Retype the material word for word.

DATASET EXTRACT:
- - - -

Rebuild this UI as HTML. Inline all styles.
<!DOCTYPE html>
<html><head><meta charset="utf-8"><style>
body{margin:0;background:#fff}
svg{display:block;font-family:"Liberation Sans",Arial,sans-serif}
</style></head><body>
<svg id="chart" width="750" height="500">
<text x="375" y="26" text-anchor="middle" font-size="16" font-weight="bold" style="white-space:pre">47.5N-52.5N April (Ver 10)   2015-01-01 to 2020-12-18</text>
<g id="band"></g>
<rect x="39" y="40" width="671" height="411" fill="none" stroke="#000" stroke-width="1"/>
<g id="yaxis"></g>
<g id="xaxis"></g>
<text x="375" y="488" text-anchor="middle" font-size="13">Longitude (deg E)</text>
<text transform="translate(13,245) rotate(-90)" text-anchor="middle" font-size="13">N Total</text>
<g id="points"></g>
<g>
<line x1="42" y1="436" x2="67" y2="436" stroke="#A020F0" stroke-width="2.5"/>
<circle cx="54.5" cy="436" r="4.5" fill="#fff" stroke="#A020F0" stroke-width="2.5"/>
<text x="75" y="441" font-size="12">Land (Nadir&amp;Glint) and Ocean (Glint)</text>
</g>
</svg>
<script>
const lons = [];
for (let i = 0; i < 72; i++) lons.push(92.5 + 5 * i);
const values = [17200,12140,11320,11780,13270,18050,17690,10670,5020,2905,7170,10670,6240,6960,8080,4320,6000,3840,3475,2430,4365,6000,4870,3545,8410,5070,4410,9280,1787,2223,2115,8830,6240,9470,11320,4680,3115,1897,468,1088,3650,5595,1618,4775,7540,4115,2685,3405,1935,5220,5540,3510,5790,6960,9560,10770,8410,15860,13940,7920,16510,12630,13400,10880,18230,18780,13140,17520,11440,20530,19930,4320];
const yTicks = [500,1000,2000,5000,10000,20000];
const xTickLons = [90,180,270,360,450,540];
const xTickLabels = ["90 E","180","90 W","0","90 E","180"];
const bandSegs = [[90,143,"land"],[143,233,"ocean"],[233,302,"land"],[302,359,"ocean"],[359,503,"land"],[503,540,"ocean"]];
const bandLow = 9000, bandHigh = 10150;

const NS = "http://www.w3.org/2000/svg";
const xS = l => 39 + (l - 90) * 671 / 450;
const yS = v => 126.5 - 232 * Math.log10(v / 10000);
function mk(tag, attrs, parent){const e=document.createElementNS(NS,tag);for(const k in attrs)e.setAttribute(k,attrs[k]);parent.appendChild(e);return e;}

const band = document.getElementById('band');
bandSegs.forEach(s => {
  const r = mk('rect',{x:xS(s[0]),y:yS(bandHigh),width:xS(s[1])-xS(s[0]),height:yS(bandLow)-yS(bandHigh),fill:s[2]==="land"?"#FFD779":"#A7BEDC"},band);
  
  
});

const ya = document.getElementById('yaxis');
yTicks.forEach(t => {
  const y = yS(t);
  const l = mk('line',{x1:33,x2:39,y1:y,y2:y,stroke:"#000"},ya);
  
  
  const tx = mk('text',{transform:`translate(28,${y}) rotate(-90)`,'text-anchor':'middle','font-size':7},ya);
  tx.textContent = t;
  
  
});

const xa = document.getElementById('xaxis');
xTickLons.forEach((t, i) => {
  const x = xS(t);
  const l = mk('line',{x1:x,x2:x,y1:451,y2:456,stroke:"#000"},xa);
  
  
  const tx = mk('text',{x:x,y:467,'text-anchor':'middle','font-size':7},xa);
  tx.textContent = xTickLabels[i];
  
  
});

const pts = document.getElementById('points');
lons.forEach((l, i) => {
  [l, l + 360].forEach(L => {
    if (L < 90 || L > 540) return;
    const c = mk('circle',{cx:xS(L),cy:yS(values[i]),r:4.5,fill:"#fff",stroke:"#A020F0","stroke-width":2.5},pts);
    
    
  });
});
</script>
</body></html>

- - - -

REPLY TO THE TASK:
Rebuild this UI as HTML. Inline all styles.
<!DOCTYPE html>
<html><head><meta charset="utf-8"><style>
body{margin:0;background:#fff}
svg{display:block;font-family:"Liberation Sans",Arial,sans-serif}
</style></head><body>
<svg id="chart" width="750" height="500">
<text x="375" y="26" text-anchor="middle" font-size="16" font-weight="bold" style="white-space:pre">47.5N-52.5N April (Ver 10)   2015-01-01 to 2020-12-18</text>
<g id="band"></g>
<rect x="39" y="40" width="671" height="411" fill="none" stroke="#000" stroke-width="1"/>
<g id="yaxis"></g>
<g id="xaxis"></g>
<text x="375" y="488" text-anchor="middle" font-size="13">Longitude (deg E)</text>
<text transform="translate(13,245) rotate(-90)" text-anchor="middle" font-size="13">N Total</text>
<g id="points"></g>
<g>
<line x1="42" y1="436" x2="67" y2="436" stroke="#A020F0" stroke-width="2.5"/>
<circle cx="54.5" cy="436" r="4.5" fill="#fff" stroke="#A020F0" stroke-width="2.5"/>
<text x="75" y="441" font-size="12">Land (Nadir&amp;Glint) and Ocean (Glint)</text>
</g>
</svg>
<script>
const lons = [];
for (let i = 0; i < 72; i++) lons.push(92.5 + 5 * i);
const values = [17200,12140,11320,11780,13270,18050,17690,10670,5020,2905,7170,10670,6240,6960,8080,4320,6000,3840,3475,2430,4365,6000,4870,3545,8410,5070,4410,9280,1787,2223,2115,8830,6240,9470,11320,4680,3115,1897,468,1088,3650,5595,1618,4775,7540,4115,2685,3405,1935,5220,5540,3510,5790,6960,9560,10770,8410,15860,13940,7920,16510,12630,13400,10880,18230,18780,13140,17520,11440,20530,19930,4320];
const yTicks = [500,1000,2000,5000,10000,20000];
const xTickLons = [90,180,270,360,450,540];
const xTickLabels = ["90 E","180","90 W","0","90 E","180"];
const bandSegs = [[90,143,"land"],[143,233,"ocean"],[233,302,"land"],[302,359,"ocean"],[359,503,"land"],[503,540,"ocean"]];
const bandLow = 9000, bandHigh = 10150;

const NS = "http://www.w3.org/2000/svg";
const xS = l => 39 + (l - 90) * 671 / 450;
const yS = v => 126.5 - 232 * Math.log10(v / 10000);
function mk(tag, attrs, parent){const e=document.createElementNS(NS,tag);for(const k in attrs)e.setAttribute(k,attrs[k]);parent.appendChild(e);return e;}

const band = document.getElementById('band');
bandSegs.forEach(s => {
  const r = mk('rect',{x:xS(s[0]),y:yS(bandHigh),width:xS(s[1])-xS(s[0]),height:yS(bandLow)-yS(bandHigh),fill:s[2]==="land"?"#FFD779":"#A7BEDC"},band);
  
  
});

const ya = document.getElementById('yaxis');
yTicks.forEach(t => {
  const y = yS(t);
  const l = mk('line',{x1:33,x2:39,y1:y,y2:y,stroke:"#000"},ya);
  
  
  const tx = mk('text',{transform:`translate(28,${y}) rotate(-90)`,'text-anchor':'middle','font-size':7},ya);
  tx.textContent = t;
  
  
});

const xa = document.getElementById('xaxis');
xTickLons.forEach((t, i) => {
  const x = xS(t);
  const l = mk('line',{x1:x,x2:x,y1:451,y2:456,stroke:"#000"},xa);
  
  
  const tx = mk('text',{x:x,y:467,'text-anchor':'middle','font-size':7},xa);
  tx.textContent = xTickLabels[i];
  
  
});

const pts = document.getElementById('points');
lons.forEach((l, i) => {
  [l, l + 360].forEach(L => {
    if (L < 90 || L > 540) return;
    const c = mk('circle',{cx:xS(L),cy:yS(values[i]),r:4.5,fill:"#fff",stroke:"#A020F0","stroke-width":2.5},pts);
    
    
  });
});
</script>
</body></html>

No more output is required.